Best Cash-Out Refinance Lenders of December 2021

Wendy Wilson

If you’re looking to cash out some equity from your home or refinance at a lower rate, start by comparing the top cash-out refinance lenders that offer competitive rates and fast approval.

What are the requirements for cash-out refinancing?

There are different requirements from lenders. However, the basic requirements include:

  • Proof of maintaining your original mortgage: If you are using the same lender for refinancing, you may not need to obtain these documents. However, if you are using a new lender, you will be required to provide evidence that you will continue to pay the mortgage, such as submitting bank statements that you have been servicing your loan faithfully. Also, the lender may want to look at your repayment history for the last three months. 
  • Equity: You need to prove that you own equity in your home. The minimum requirement for cashing out is usually 20%. 
  • Income: Lenders want to look at your financial status and be sure that you have consistent income. Borrowers with a stable income enjoy lower rates than those with an unstable income. The lender will look at your debt to income ratio to determine your ability to repay the loan as well as your existing monthly bills and debts. The average maximum debt to income ratio is 36%. 
  • Credit status: The average minimum credit score ranges between 580 to 620. Borrowers looking to refinance only may have a credit score as low as 580. On the other hand, individuals looking for cash out require a minimum credit score of 600+.
  • Cash-out refinance wait period: The waiting period varies among lenders and also depends on the type of loan you’re looking to take out. If you are looking to cash out on a conventional mortgage, the average waiting period is six months from the closing date of your original loan. For government-backed mortgages, such as VA loans, you need to make at least six consecutive payments before applying for a cash-out refinance. 

How does cash-out refinancing work?

Borrowers refinance the mortgage to a larger mortgage based on the home value. After paying off your existing loan with the refinance mortgage, the remaining funds are issued to you as a cheque. For example:

  • Home value: $500,000
  • Current mortgage balance: $300,000
  • Cash out refinance loan: $400,000
  • Maximum cash out: $400,000 – $300,000 = $100,000

In this example, the borrower has built home equity of $200,000 ($500,000 – $300,000). Borrowers need to retain at least 20% of their home equity, so the maximum cash out is $100,000. However, cash-out limits and minimum equity vary by lender.

How much does cash-out refinancing cost?

The costs for refinancing your mortgage depend on your lender, loan amount, loan to value (LTV) amount, and location. The average costs to cash out range between 3% to 5% of the total principal amount. If your lender charges a 4% fee on a loan amount of $100, 000, you will be required to pay $4,000 in refinancing costs.
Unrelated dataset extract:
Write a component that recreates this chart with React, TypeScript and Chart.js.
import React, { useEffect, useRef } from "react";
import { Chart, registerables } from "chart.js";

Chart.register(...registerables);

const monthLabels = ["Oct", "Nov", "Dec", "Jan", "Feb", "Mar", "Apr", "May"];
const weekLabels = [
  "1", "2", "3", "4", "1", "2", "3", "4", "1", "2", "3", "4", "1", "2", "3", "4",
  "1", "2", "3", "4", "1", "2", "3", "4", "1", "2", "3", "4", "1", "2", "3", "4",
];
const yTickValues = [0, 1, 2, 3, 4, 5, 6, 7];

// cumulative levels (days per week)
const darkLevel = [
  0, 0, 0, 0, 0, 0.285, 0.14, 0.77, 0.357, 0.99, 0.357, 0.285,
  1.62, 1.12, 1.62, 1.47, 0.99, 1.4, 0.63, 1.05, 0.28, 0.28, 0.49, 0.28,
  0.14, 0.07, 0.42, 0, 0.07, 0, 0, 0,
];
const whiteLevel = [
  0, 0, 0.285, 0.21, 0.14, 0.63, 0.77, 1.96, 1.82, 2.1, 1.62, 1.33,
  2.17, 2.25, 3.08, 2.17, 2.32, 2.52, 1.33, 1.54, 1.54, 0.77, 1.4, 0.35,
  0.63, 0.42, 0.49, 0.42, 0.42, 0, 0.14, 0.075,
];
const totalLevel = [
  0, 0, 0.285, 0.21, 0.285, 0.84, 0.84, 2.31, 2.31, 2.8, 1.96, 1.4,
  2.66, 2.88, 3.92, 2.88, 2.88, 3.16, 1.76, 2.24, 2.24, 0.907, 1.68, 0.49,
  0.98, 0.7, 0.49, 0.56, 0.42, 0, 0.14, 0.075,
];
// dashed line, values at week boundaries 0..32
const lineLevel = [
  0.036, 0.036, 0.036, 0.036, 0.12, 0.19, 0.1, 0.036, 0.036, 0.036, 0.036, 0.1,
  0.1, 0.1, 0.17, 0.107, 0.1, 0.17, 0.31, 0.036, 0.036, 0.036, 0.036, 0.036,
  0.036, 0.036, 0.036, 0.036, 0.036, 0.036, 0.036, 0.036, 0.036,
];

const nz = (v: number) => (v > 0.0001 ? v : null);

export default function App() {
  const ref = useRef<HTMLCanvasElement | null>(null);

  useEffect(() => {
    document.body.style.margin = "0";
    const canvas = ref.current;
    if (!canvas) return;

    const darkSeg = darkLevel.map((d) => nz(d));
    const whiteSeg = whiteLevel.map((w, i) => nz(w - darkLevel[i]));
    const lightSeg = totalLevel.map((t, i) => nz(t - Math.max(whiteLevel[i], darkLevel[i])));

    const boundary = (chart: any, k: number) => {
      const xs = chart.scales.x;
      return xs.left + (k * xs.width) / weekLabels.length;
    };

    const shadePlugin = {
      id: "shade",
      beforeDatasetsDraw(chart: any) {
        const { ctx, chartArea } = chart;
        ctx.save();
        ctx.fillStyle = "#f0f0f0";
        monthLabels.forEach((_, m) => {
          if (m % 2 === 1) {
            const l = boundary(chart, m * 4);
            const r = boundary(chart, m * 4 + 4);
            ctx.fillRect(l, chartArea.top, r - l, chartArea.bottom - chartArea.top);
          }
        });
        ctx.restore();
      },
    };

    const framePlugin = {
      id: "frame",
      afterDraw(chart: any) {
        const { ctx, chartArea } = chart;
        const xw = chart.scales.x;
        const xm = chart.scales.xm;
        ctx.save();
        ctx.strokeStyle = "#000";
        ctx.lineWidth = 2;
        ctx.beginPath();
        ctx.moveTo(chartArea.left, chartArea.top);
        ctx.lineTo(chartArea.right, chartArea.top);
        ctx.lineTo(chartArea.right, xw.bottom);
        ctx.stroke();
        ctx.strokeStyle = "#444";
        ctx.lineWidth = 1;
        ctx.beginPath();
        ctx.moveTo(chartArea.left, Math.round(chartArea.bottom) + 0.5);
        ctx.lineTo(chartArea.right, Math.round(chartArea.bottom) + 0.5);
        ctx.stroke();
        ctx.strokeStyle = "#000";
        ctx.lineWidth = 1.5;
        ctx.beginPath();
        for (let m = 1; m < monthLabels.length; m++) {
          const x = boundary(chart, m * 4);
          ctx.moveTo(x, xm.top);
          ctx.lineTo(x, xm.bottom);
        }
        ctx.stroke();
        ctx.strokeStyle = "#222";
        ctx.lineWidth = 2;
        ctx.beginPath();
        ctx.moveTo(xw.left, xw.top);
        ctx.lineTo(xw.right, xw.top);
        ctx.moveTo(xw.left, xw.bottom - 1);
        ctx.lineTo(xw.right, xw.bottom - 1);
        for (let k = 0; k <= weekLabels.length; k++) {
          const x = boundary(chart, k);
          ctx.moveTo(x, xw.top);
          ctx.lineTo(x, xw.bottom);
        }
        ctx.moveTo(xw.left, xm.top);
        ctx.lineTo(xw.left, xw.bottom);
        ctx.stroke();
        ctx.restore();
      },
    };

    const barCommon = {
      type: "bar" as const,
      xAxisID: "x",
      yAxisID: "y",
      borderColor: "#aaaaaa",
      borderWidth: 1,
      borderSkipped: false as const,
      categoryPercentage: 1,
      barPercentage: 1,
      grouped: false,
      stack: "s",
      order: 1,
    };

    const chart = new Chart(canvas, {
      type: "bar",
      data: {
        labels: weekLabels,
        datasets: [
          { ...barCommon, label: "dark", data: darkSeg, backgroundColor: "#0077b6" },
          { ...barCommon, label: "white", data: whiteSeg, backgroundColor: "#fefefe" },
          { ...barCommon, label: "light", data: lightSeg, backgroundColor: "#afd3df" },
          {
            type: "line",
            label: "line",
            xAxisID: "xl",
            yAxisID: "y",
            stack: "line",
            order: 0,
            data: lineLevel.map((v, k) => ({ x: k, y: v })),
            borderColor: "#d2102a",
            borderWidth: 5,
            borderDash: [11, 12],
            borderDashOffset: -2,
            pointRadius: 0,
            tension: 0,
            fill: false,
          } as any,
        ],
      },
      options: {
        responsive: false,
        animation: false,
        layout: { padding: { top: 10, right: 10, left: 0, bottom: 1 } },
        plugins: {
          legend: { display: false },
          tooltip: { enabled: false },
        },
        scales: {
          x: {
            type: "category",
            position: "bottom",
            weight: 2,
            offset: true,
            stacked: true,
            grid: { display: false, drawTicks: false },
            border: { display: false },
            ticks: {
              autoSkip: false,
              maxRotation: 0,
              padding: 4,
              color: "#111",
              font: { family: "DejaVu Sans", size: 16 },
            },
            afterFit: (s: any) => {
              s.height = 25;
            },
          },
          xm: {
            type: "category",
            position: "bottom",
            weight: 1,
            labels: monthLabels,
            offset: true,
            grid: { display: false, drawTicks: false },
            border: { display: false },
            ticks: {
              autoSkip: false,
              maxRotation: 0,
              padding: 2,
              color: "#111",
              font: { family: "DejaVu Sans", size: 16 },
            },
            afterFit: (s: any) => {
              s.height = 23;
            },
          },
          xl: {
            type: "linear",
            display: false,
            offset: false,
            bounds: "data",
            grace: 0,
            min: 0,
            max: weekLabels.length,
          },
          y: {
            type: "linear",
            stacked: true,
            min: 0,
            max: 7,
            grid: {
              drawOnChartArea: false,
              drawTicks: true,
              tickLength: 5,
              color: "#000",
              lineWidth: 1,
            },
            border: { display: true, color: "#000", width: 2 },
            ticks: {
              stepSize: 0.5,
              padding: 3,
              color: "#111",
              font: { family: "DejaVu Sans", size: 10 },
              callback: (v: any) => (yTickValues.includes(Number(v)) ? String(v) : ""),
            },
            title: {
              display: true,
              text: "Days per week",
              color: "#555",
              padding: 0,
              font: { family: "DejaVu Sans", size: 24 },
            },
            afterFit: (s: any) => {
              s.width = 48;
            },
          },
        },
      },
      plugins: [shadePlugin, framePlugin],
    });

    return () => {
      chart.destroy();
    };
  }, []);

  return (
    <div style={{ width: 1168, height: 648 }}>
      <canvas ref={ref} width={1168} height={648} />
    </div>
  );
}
However, these costs can be added to the loan amount instead of paying up front. 

Refinance costs do not include mortgage insurance, house insurance, and property taxes, as they are usually set up during your original loan application.
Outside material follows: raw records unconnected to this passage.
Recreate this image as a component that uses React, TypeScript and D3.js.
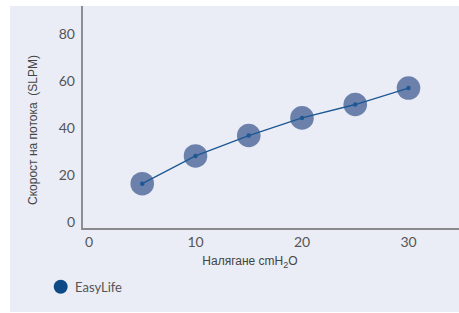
import React from 'react';
import * as d3 from 'd3';

const pressure = [5, 10, 15, 20, 25, 30];
const flow = [16.3, 28.1, 36.8, 44.3, 50, 57];
const xTicks = [0, 10, 20, 30];
const yTicks = [0, 20, 40, 60, 80];
const seriesName = 'EasyLife';

const W = 459;
const H = 313;

const App: React.FC = () => {
  const x = d3.scaleLinear().domain([0, 30]).range([89, 408.5]);
  const y = d3.scaleLinear().domain([0, 80]).range([222, 34]);

  const pts = pressure.map((p, i) => [x(p), y(flow[i])] as [number, number]);
  const line = d3.line();

  const axisX = 82;
  const axisY = 229;

  return (
    <svg width={W} height={H} style={{ position: 'absolute', left: 0, top: 0 }}>
      <rect x={10} y={6} width={W - 10} height={H - 7} fill="#eaedf5" />

      {/* axes */}
      <line x1={axisX} y1={6} x2={axisX} y2={axisY + 1} stroke="#6e6e72" strokeWidth={1.5} />
      <line x1={axisX} y1={axisY} x2={W} y2={axisY} stroke="#8a8a8e" strokeWidth={2} />

      {yTicks.map(t => (
        <text key={t} x={75} y={y(t)} dy="0.35em" textAnchor="end"
          fontFamily="Lato, 'Open Sans', sans-serif" fontSize={14} fill="#555">{t}</text>
      ))}
      {xTicks.map(t => (
        <text key={t} x={x(t)} y={242} dy="0.35em" textAnchor="middle"
          fontFamily="Lato, 'Open Sans', sans-serif" fontSize={14} fill="#555">{t}</text>
      ))}

      {/* axis titles */}
      <text x={250} y={261} dy="0.35em" textAnchor="middle"
        fontFamily="'Liberation Sans', Arial, sans-serif" fontSize={12} fill="#444">
        Налягане cmH<tspan fontSize={9} dy="3">2</tspan><tspan dy="-3">O</tspan>
      </text>
      <text transform="translate(33,130) rotate(-90)" textAnchor="middle" dy="0.35em"
        fontFamily="'Liberation Sans', Arial, sans-serif" fontSize={12} fill="#444"
        xmlSpace="preserve">Скорост на потока  (SLPM)</text>

      {/* series */}
      {pts.map((p, i) => (
        <circle key={'b' + i} cx={p[0]} cy={p[1]} r={11.8} fill="#6b80aa" />
      ))}
      <path d={line(pts) || ''} fill="none" stroke="#1d5794" strokeWidth={1.3} />
      {pts.map((p, i) => (
        <circle key={'d' + i} cx={p[0]} cy={p[1]} r={2.2} fill="#1d5794" />
      ))}

      {/* legend */}
      <circle cx={60.7} cy={286.7} r={7} fill="#0e4a86" />
      <text x={75} y={287} dy="0.35em" fontFamily="Lato, 'Open Sans', sans-serif"
        fontSize={13} fill="#555">{seriesName}</text>
    </svg>
  );
};

export default App;
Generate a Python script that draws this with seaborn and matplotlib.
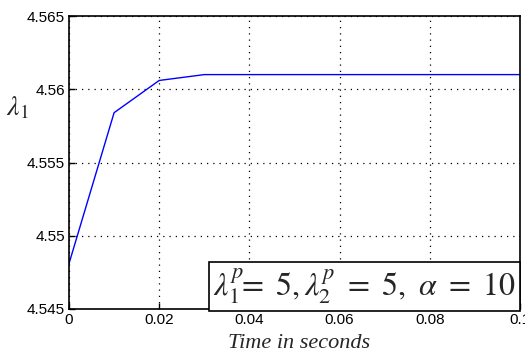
import matplotlib
matplotlib.use("Agg")
import matplotlib.pyplot as plt
import seaborn as sns
import pandas as pd

time_s = [0.0, 0.01, 0.02, 0.03, 0.04, 0.05, 0.06, 0.07, 0.08, 0.09, 0.1]
lambda1 = [4.5481, 4.5584, 4.5606, 4.5610, 4.5610, 4.5610, 4.5610, 4.5610, 4.5610, 4.5610, 4.5610]
x_ticks = [0, 0.02, 0.04, 0.06, 0.08, 0.1]
x_tick_labels = ["0", "0.02", "0.04", "0.06", "0.08", "0.1"]
y_ticks = [4.545, 4.55, 4.555, 4.56, 4.565]
y_tick_labels = ["4.545", "4.55", "4.555", "4.56", "4.565"]

sns.set_style("ticks")
plt.rcParams['font.family'] = ['Liberation Sans', 'DejaVu Sans']
plt.rcParams['mathtext.fontset'] = 'stix'

df = pd.DataFrame({"t": time_s, "l": lambda1})
fig = plt.figure(figsize=(5.25, 3.52), dpi=100)
ax = fig.add_axes([69/525, 1 - 309/352, (520 - 69)/525, (309 - 16)/352])
sns.lineplot(data=df, x="t", y="l", ax=ax, color=(0, 0, 1), linewidth=1.0)
ax.set_xlim(0, 0.1)
ax.set_ylim(4.545, 4.565)
ax.set_xticks(x_ticks)
ax.set_xticklabels(x_tick_labels)
ax.set_yticks(y_ticks)
ax.set_yticklabels(y_tick_labels)
ax.tick_params(direction="in", labelsize=11, length=4, width=1, colors="black", pad=3)
ax.grid(True, linestyle=(0, (1, 4)), color="black", linewidth=0.9)
for s in ax.spines.values():
    s.set_color("black")
    s.set_linewidth(1.2)
    s.set_visible(True)
ax.set_xlabel("Time in seconds", fontfamily="Liberation Serif", fontstyle="italic", fontsize=16)
ax.xaxis.set_label_coords(0.51, -0.085)
ax.set_ylabel(r"$\lambda_1$", fontsize=20, rotation=0)
ax.yaxis.set_label_coords(-0.115, 0.64)
ax.text(0.99, 0.077, r"$\lambda_1^p\!\!=\ 5, \lambda_2^p\ =\ 5,\ \alpha\ =\ 10$", transform=ax.transAxes,
        ha="right", va="center", fontsize=23,
        bbox=dict(boxstyle="square,pad=0.14", facecolor="white", edgecolor="black", linewidth=1.2))
fig.savefig("out.png", dpi=100)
Some of the costs incurred include:

  • Home appraisal fee: The lender sends an appraiser to determine your home value. 
  • Origination fee: Some lenders charge this fee to originate the loan.
  • Refinance application fee: The fee varies by lender and location. 
  • Title search fee: Title search protects both the lender and borrower from fraudulent home sellers. 
  • Mortgage points fee: You can buy mortgage points to lower your interest rates. One mortgage point is equal to one percent of the loan amount.
  • Lender’s attorney review fee: They depend on the lender and location. 

Choosing the best cash-out refinance lender

Some of the factors to consider when choosing the best cash-out refinance lender include:

  • Interest rates: Rates vary by lender, and it’s important to compare rates from at least three lenders. Lower interest rates can save you thousands of dollars. 
  • Closing costs: Although a lender may offer you a lower mortgage interest rate, you need to look at the total closing costs as this could cost you more than the lower rate in the long run. It would help if you ask your mortgage advisor about any hidden costs before proceeding with the application. Some lenders charge an origination fee that sometimes must be paid up front.
  • Loan terms: Some lenders offer a variety of loan terms ranging between 10 to 30 years. A longer loan term have lower monthly payments but a higher accumulated interest. On the other hand, shorter loan terms have higher monthly payments and little accumulated interest rates. 
  • Lender qualifying requirements: Different lenders have specific requirements on credit scores and debt to income ratio. Some lenders require you to sign up or open a checking account before you apply for the loan. 
  • Application process: Although most lenders offer digital platforms to complete your application, some require you to visit in-person when submitting documents. Also, you need to consider the number of waiting days on prequalification, pre-approvals, and closing the loan.